Step 5: Gap Analysis
For each NOT FIRED finding:
- Is it a gap or correct behavior? (N/A = correct, NOT FIRED = potential gap)
- Severity: should this be fixed? (critical = blocks quality, minor = nice-to-have, skip = correct behavior)
Step 5.1: Hand Off to reviewing-agent-infrastructure
For each gap with status NOT FIRED that represents a real deficiency (not N/A):
run the reviewing-agent-infrastructure skill to persist the fix as a rule or skill update.
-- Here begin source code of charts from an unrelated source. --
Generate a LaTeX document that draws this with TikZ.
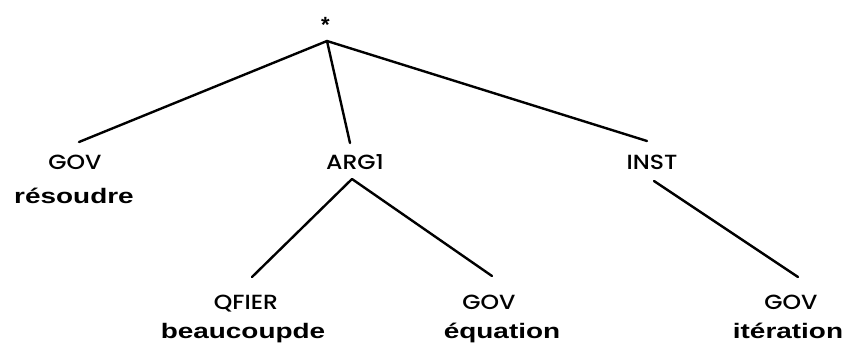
\documentclass[tikz,border=0pt]{standalone}
\usepackage{fontspec}
\newfontfamily\labfont{Poppins Medium}
\newfontfamily\wordfont{Liberation Sans Bold}
\newcommand\stretchcat[1]{\scalebox{1.15}[1]{#1}}
\newcommand\stretchword[1]{\scalebox{1.33}[1]{#1}}
\begin{document}
\begin{tikzpicture}[x=1pt,y=-1pt,
  cat/.style={font=\labfont\fontsize{20.5}{22}\selectfont, anchor=base, inner sep=0pt},
  word/.style={font=\wordfont\fontsize{21}{23}\selectfont, anchor=base, inner sep=0pt},
  edge/.style={line width=2.4pt, line cap=round}]
\useasboundingbox (0,0) rectangle (847,346);
% root
\node[font=\wordfont\fontsize{22}{24}\selectfont, anchor=base, inner sep=0pt] (root) at (325.5,32) {*};
\coordinate (rootb) at (327,41);
% level 1
\node[cat] (gov1) at (75,169) {\stretchcat{GOV}};
\node[word] (w1) at (74,203) {\stretchword{résoudre}};
\node[cat] (arg1) at (355,169) {\stretchcat{ARG1}};
\node[cat] (inst) at (652,169) {\stretchcat{INST}};
\coordinate (gov1t) at (79,142);
\coordinate (arg1t) at (350,143);
\coordinate (instt) at (647,141);
\coordinate (arg1b) at (352,179);
\coordinate (instb) at (654,181);
% level 2
\node[cat] (qfier) at (246,309) {\stretchcat{QFIER}};
\node[word] (w2) at (243,338) {\stretchword{beaucoupde}};
\node[cat] (gov2) at (489,309) {\stretchcat{GOV}};
\node[word] (w3) at (502,338) {\stretchword{équation}};
\node[cat] (gov3) at (791,309) {\stretchcat{GOV}};
\node[word] (w4) at (788,338) {\stretchword{itération}};
\coordinate (qfiert) at (252,277);
\coordinate (gov2t) at (492,276);
\coordinate (gov3t) at (798,277);
% edges
\draw[edge] (rootb) -- (gov1t);
\draw[edge] (rootb) -- (arg1t);
\draw[edge] (rootb) -- (instt);
\draw[edge] (arg1b) -- (qfiert);
\draw[edge] (arg1b) -- (gov2t);
\draw[edge] (instb) -- (gov3t);
\end{tikzpicture}
\end{document}
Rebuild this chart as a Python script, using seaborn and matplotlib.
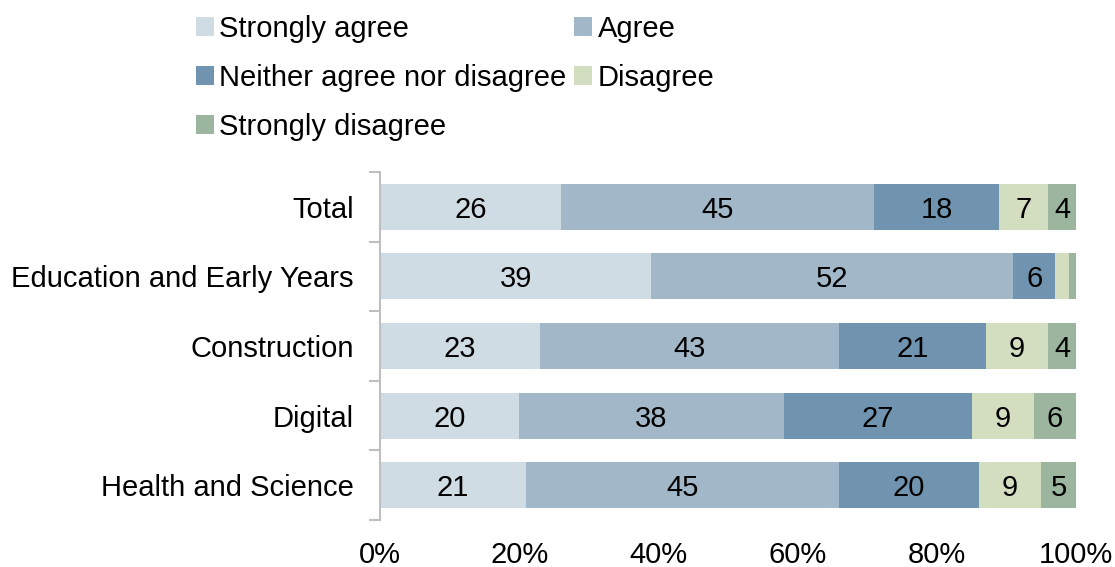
import numpy as np
import pandas as pd
import matplotlib
matplotlib.use("Agg")
import matplotlib.pyplot as plt
import seaborn as sns
from matplotlib.patches import Patch

categories = ["Total", "Education and Early Years", "Construction", "Digital", "Health and Science"]
series = ["Strongly agree", "Agree", "Neither agree nor disagree", "Disagree", "Strongly disagree"]
strongly_agree = [26, 39, 23, 20, 21]
agree = [45, 52, 43, 38, 45]
neither = [18, 6, 21, 27, 20]
disagree = [7, 2, 9, 9, 9]
strongly_disagree = [4, 1, 4, 6, 5]
show_label = [[True]*5, [True, True, True, False, False], [True]*5, [True]*5, [True]*5]
colors = ["#D0DCE4", "#A2B8C9", "#7094AF", "#D3DDC0", "#9BB59F"]
xticks = [0, 20, 40, 60, 80, 100]

sns.set_theme(style="white")
plt.rcParams['font.family'] = ['Liberation Sans', 'DejaVu Sans']
plt.rcParams['text.color'] = 'black'
plt.rcParams['xtick.color'] = 'black'
plt.rcParams['ytick.color'] = 'black'

vals = np.array([strongly_agree, agree, neither, disagree, strongly_disagree], dtype=float)
cum = np.cumsum(vals, axis=0)

fig = plt.figure(figsize=(11.15, 5.67), dpi=100)
ax = fig.add_axes([380/1115, 1-520/567, 696/1115, 348/567])

for i in range(len(series)-1, -1, -1):
    df = pd.DataFrame({"cat": categories, "val": cum[i]})
    sns.barplot(data=df, y="cat", x="val", orient="h", color=colors[i],
                width=0.66, saturation=1, ax=ax, linewidth=0)

fs = 21
for j, cat in enumerate(categories):
    for i in range(len(series)):
        if show_label[j][i]:
            center = cum[i][j] - vals[i][j]/2
            ax.text(center, j, f"{int(vals[i][j])}", ha="center", va="center_baseline",
                    fontsize=fs, color="black")

ax.set_xlim(0, 100)
ax.set_ylim(4.5, -0.5)
ax.set_xticks(xticks)
ax.set_xticklabels([f"{t}%" for t in xticks], fontsize=fs, color="black")
ax.set_xlabel("")
ax.set_ylabel("")
ax.tick_params(axis="y", labelsize=fs, length=0, pad=19, labelcolor="black")
ax.tick_params(axis="x", length=0, pad=15, labelcolor="black")
ax.set_yticks(np.arange(-0.5, 5.0, 1.0), minor=True)
ax.tick_params(axis="y", which="minor", length=8, color="#BFBFBF", width=1.5, left=True)
for s in ["top", "right", "bottom"]:
    ax.spines[s].set_visible(False)
ax.spines["left"].set_color("#BFBFBF")
ax.spines["left"].set_linewidth(1.5)
ax.grid(False)

# legend: row-major order as in reference -> reorder for column-major fill
order = [0, 2, 4, 1, 3]
handles = [Patch(facecolor=colors[k], edgecolor="none") for k in order]
labels = [series[k] for k in order]
leg = fig.legend(handles, labels, loc="upper left", bbox_to_anchor=(181/1115, 1.0), ncol=2,
           frameon=False, fontsize=fs, handlelength=0.62, handleheight=0.62,
           handletextpad=0.2, columnspacing=0.25, labelspacing=0.72, borderaxespad=0.1)
for t in leg.get_texts():
    t.set_color("black")

fig.savefig("out.png", dpi=100)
Do not implement fixes inline in the audit report — the audit is a diagnosis,
not a treatment.
Step 6: Summary
## Enforcement Audit Summary
- Task: <description>
- Files changed: <count>
- Mechanisms checked: <total>
- FIRED: <count> (<percentage>)
- NOT FIRED: <count> (gaps)
- N/A: <count> (correct)
- Gaps to fix: <list with IDs>
Output
The complete report should be presented to the user. Do NOT write it to a file unless asked — it is a conversation artifact, not a persistent stamp.